A quick rundown of those 25 days or so:
- I always came downtown to stay over (maybe 3 nights a week, costing me $10 in parking each overnight visit)
- we never had sex in the new place.
- she would ignore me and work in the other room ALL NIGHT while I stayed in the bedroom and watched TV and wrestled with her dog. Like, I went to bed without her.
- Discovered she had ERASED all the photos of us from our Hearst Castle trip and didn’t save any back ups.
- The ONLY sign we weren’t on the way to a breakup, she made vague references about trying to get me a parking pass. This actually confused me.
THE LAST NIGHT:
She was very unaccommodating in little ways. Like insisting she keep the huge windows of the old bank building she lived in open, despite central air.
So we go to bed one night and shortly after I fell asleep, a mosquito — which I HATE HATE HATE — flew into my ear, which totally freaks me out and I ended up waking up and flailing at my head and going “Aaaaaaaaah!” loud. Right into her ear.

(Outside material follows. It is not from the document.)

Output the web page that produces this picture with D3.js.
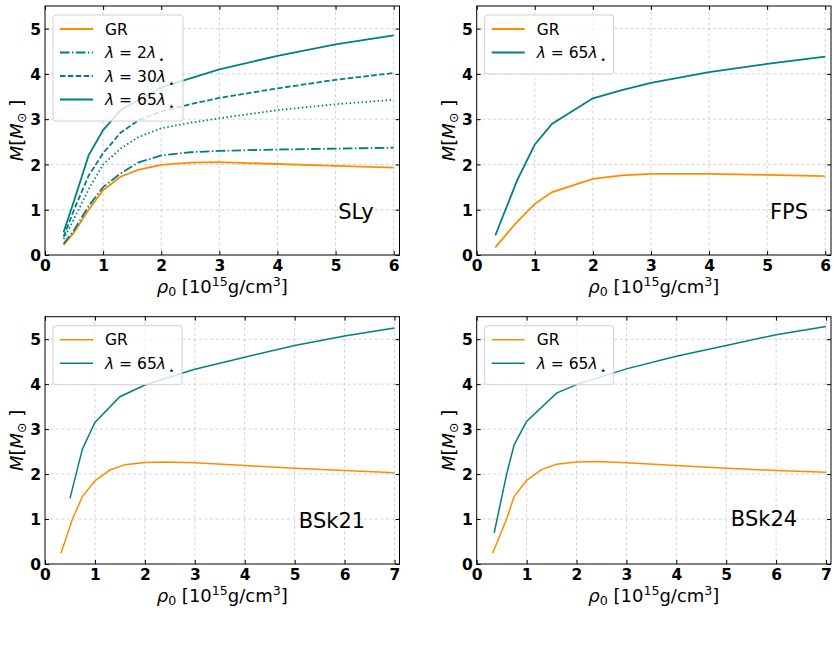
<!DOCTYPE html>
<html>
<head>
<meta charset="utf-8">
<script src="https://cdn.jsdelivr.net/npm/d3@7"></script>
<style>
  body { margin: 0; background: #fff; }
  svg { font-family: "DejaVu Sans", sans-serif; }
</style>
</head>
<body>
<svg id="chart" width="838" height="663"></svg>
<script>
// ---- data ----
// SLy
const slyGR    = [[0.32,0.22],[0.5,0.5],[0.75,1.0],[1.0,1.43],[1.3,1.73],[1.6,1.88],[2.0,1.99],[2.5,2.04],[3.0,2.05],[4.0,2.01],[5.0,1.97],[6.0,1.93]];
const sly2     = [[0.32,0.25],[0.5,0.55],[0.75,1.08],[1.0,1.5],[1.3,1.8],[1.6,2.04],[2.0,2.2],[2.5,2.27],[3.0,2.3],[4.0,2.33],[5.0,2.35],[6.0,2.37]];
const slyDot   = [[0.32,0.35],[0.5,0.8],[0.75,1.45],[1.0,2.0],[1.3,2.35],[1.6,2.6],[2.0,2.8],[2.5,2.92],[3.0,3.02],[4.0,3.2],[5.0,3.33],[6.0,3.43]];
const sly30    = [[0.32,0.4],[0.5,1.0],[0.75,1.75],[1.0,2.25],[1.3,2.7],[1.6,2.97],[2.0,3.17],[2.5,3.33],[3.0,3.47],[4.0,3.68],[5.0,3.87],[6.0,4.02]];
const sly65    = [[0.32,0.5],[0.5,1.2],[0.75,2.2],[1.0,2.76],[1.3,3.2],[1.6,3.42],[2.0,3.7],[2.5,3.9],[3.0,4.1],[4.0,4.4],[5.0,4.65],[6.0,4.85]];
// FPS
const fpsGR    = [[0.32,0.17],[0.7,0.74],[1.0,1.13],[1.3,1.39],[2.0,1.68],[2.5,1.76],[3.0,1.79],[4.0,1.79],[5.0,1.77],[6.0,1.74]];
const fps65    = [[0.32,0.43],[0.7,1.66],[1.0,2.44],[1.3,2.9],[2.0,3.46],[2.5,3.64],[3.0,3.8],[4.0,4.04],[5.0,4.22],[6.0,4.38]];
// BSk21
const bsk21GR  = [[0.32,0.24],[0.55,1.0],[0.75,1.5],[1.0,1.85],[1.3,2.09],[1.6,2.21],[2.0,2.26],[2.4,2.27],[3.0,2.25],[4.0,2.19],[5.0,2.13],[6.0,2.08],[7.0,2.03]];
const bsk21_65 = [[0.5,1.46],[0.75,2.56],[1.0,3.15],[1.5,3.72],[2.0,3.98],[3.0,4.33],[4.0,4.6],[5.0,4.86],[6.0,5.07],[7.0,5.25]];
// BSk24
const bsk24GR  = [[0.32,0.24],[0.6,1.0],[0.75,1.5],[1.0,1.86],[1.3,2.1],[1.6,2.22],[2.0,2.27],[2.4,2.28],[3.0,2.25],[4.0,2.19],[5.0,2.13],[6.0,2.08],[7.0,2.04]];
const bsk24_65 = [[0.35,0.69],[0.6,2.0],[0.75,2.65],[1.0,3.17],[1.6,3.8],[2.0,3.99],[3.0,4.34],[4.0,4.62],[5.0,4.86],[6.0,5.1],[7.0,5.28]];

const xTicksTop = [0,1,2,3,4,5,6];
const xTicksBot = [0,1,2,3,4,5,6,7];
const yTicks = [0,1,2,3,4,5];

const ORANGE = "#ff8c00", TEAL = "#008080";

const svg = d3.select("#chart");

function panel(cfg) {
  const x = d3.scaleLinear().domain(cfg.xDomain).range([cfg.left, cfg.right]);
  const y = d3.scaleLinear().domain([0, 5.5]).range([cfg.bottom, cfg.top]);
  const g = svg.append("g");

  // grid
  g.append("g").selectAll("line").data(cfg.xTicks.slice(1)).enter().append("line")
    .attr("x1", d => x(d)).attr("x2", d => x(d)).attr("y1", cfg.top).attr("y2", cfg.bottom)
    .attr("stroke", "#c8c8c8").attr("stroke-width", 0.8).attr("stroke-dasharray", "3,2.5");
  g.append("g").selectAll("line").data(yTicks.slice(1)).enter().append("line")
    .attr("y1", d => y(d)).attr("y2", d => y(d)).attr("x1", cfg.left).attr("x2", cfg.right)
    .attr("stroke", "#c8c8c8").attr("stroke-width", 0.8).attr("stroke-dasharray", "3,2.5");

  // curves
  const line = d3.line().x(d => x(d[0])).y(d => y(d[1]));
  cfg.series.forEach(s => {
    g.append("path").datum(s.data).attr("d", line).attr("fill", "none")
      .attr("stroke", s.color).attr("stroke-width", s.width || 1.6)
      .attr("stroke-dasharray", s.dash || null);
  });

  // axes, ticks inward on all sides
  const w = cfg.right - cfg.left, h = cfg.bottom - cfg.top;
  const ax = (gen, tr) => g.append("g").attr("transform", tr).call(gen)
    .call(a => a.select(".domain").remove());
  const bottom = ax(d3.axisBottom(x).tickValues(cfg.xTicks).tickSizeInner(-4).tickPadding(5).tickFormat(d3.format("d")), `translate(0,${cfg.bottom})`);
  ax(d3.axisTop(x).tickValues(cfg.xTicks).tickSizeInner(-4).tickFormat(""), `translate(0,${cfg.top})`);
  const left = ax(d3.axisLeft(y).tickValues(yTicks).tickSizeInner(-4).tickPadding(4).tickFormat(d3.format("d")), `translate(${cfg.left},0)`);
  ax(d3.axisRight(y).tickValues(yTicks).tickSizeInner(-4).tickFormat(""), `translate(${cfg.right},0)`);
  [bottom, left].forEach(a => a.selectAll("text").attr("font-size", 15.5).attr("font-weight", "bold")
    .attr("font-family", "DejaVu Sans").attr("fill", "#000"));
  left.selectAll("text").attr("dy", "0.36em");
  g.append("rect").attr("x", cfg.left).attr("y", cfg.top).attr("width", w).attr("height", h)
    .attr("fill", "none").attr("stroke", "#000").attr("stroke-width", 1);

  // axis labels
  const xl = g.append("text").attr("x", (cfg.left + cfg.right) / 2).attr("y", cfg.bottom + 38)
    .attr("text-anchor", "middle").attr("font-size", 18);
  xl.append("tspan").attr("font-style", "italic").text("ρ");
  xl.append("tspan").attr("font-size", 12.6).attr("dy", 3).text("0");
  xl.append("tspan").attr("dy", -3).text(" [10");
  xl.append("tspan").attr("font-size", 12.6).attr("dy", -7).text("15");
  xl.append("tspan").attr("dy", 7).text("g/cm");
  xl.append("tspan").attr("font-size", 12.6).attr("dy", -7).text("3");
  xl.append("tspan").attr("dy", 7).text("]");

  const yl = g.append("text").attr("transform", `translate(${cfg.left - 22},${(cfg.top + cfg.bottom) / 2}) rotate(-90)`)
    .attr("text-anchor", "middle").attr("font-size", 18);
  yl.append("tspan").attr("font-style", "italic").text("M");
  yl.append("tspan").text("[");
  yl.append("tspan").attr("font-style", "italic").text("M");
  yl.append("tspan").attr("font-size", 12.6).attr("dy", 3).text("⊙");
  yl.append("tspan").attr("dy", -3).text(" ]");

  // EOS name
  g.append("text").attr("x", cfg.nameX).attr("y", cfg.nameY).attr("text-anchor", "middle")
    .attr("font-size", 21).text(cfg.name);

  // legend
  const items = cfg.series.filter(s => s.label);
  const lx = cfg.left + 8, ly = cfg.top + 9;
  const lw = cfg.legendW, lh = 12 + items.length * 23.5;
  g.append("rect").attr("x", lx).attr("y", ly).attr("width", lw).attr("height", lh).attr("rx", 3)
    .attr("fill", "rgba(255,255,255,0.8)").attr("stroke", "#d0d0d0").attr("stroke-width", 1);
  items.forEach((s, i) => {
    const yy = ly + 14 + i * 23.5;
    g.append("line").attr("x1", lx + 7).attr("x2", lx + 40).attr("y1", yy).attr("y2", yy)
      .attr("stroke", s.color).attr("stroke-width", s.width || 1.6).attr("stroke-dasharray", s.dash || null);
    const t = g.append("text").attr("x", lx + 52).attr("y", yy + 5.5).attr("font-size", 15.5);
    if (s.label === "GR") t.text("GR");
    else {
      t.append("tspan").attr("font-style", "italic").text("λ");
      t.append("tspan").text(" = " + s.label);
      t.append("tspan").attr("font-style", "italic").text("λ");
      t.append("tspan").attr("font-size", 11).attr("dx", 2).attr("dy", 5).text("⋆");
    }
  });
}

panel({
  left: 45, right: 399.5, top: 6, bottom: 255, xDomain: [0, 6.1], xTicks: xTicksTop,
  name: "SLy", nameX: 356, nameY: 219, legendW: 130,
  series: [
    { data: slyGR, color: ORANGE, width: 1.8, label: "GR" },
    { data: sly2, color: TEAL, width: 1.8, dash: "9.6,2.4,1.5,2.4", label: "2" },
    { data: slyDot, color: TEAL, width: 1.8, dash: "1.5,2.5" },
    { data: sly30, color: TEAL, width: 1.8, dash: "5.5,2.4", label: "30" },
    { data: sly65, color: TEAL, width: 1.8, label: "65" }
  ]
});
panel({
  left: 476.7, right: 831, top: 6, bottom: 255, xDomain: [0, 6.1], xTicks: xTicksTop,
  name: "FPS", nameX: 789, nameY: 219, legendW: 129,
  series: [
    { data: fpsGR, color: ORANGE, width: 1.8, label: "GR" },
    { data: fps65, color: TEAL, width: 1.8, label: "65" }
  ]
});
panel({
  left: 45, right: 399.5, top: 316.7, bottom: 564, xDomain: [0, 7.1], xTicks: xTicksBot,
  name: "BSk21", nameX: 332, nameY: 528, legendW: 129,
  series: [
    { data: bsk21GR, color: ORANGE, width: 1.5, label: "GR" },
    { data: bsk21_65, color: TEAL, width: 1.5, label: "65" }
  ]
});
panel({
  left: 476.7, right: 831, top: 316.7, bottom: 564, xDomain: [0, 7.1], xTicks: xTicksBot,
  name: "BSk24", nameX: 764, nameY: 526, legendW: 129,
  series: [
    { data: bsk24GR, color: ORANGE, width: 1.5, label: "GR" },
    { data: bsk24_65, color: TEAL, width: 1.5, label: "65" }
  ]
});
</script>
</body>
</html>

This was what Malcolm Gladwell calls “The Tipping Point.”
The moment where the ice cracked under the weight of a mosquito.
She woke up and was SOOOOOOOOOOO ANGRY.
“What the fuck? You just yelled in my ear!”
“I’m sorry — there was a mosquito in my ear — I didn’t do it on purpose.” To add insult to injury I might, admittedly, have giggled at her strong reaction. It was pure nerves.
Her eyes burned with rage. That was it. She was DONE. I felt it to my bones. I bet the people sleeping in the apartments all around felt that tremor of fury.
There was no love left.
We went back to bed, but something had shifted. I could feel it, like a boulder that was now under the covers. A few minutes later, I got up and put my jeans on in the dark and found my shoes. I was going to leave, sneak out.
She awoke. “What are you doing?”
“What I am I doing here — what purpose do I serve?” The Truth Bomb. I dropped the Truth Bomb.
She said nothing. There was a moment and I got back into bed. (I should have left for many reasons but ultimately didn’t want to drive 25 minutes / 14 miles back to my house at 1:15 am.)
That was the last time I saw her.
In the morning, she was gone. And she called and broke up with me a couple of days later. “I adore you but…” — she didn’t — “this isn’t working for me.”
She said she would drop my stuff off at my apartment and the two times / days she gave me she never showed up or called to cancel. Then one day I went to my car and she had left a cardboard box in front of my car, unsecured, with my medications and shit in it that all could have been stolen.
I found her on Match not long after.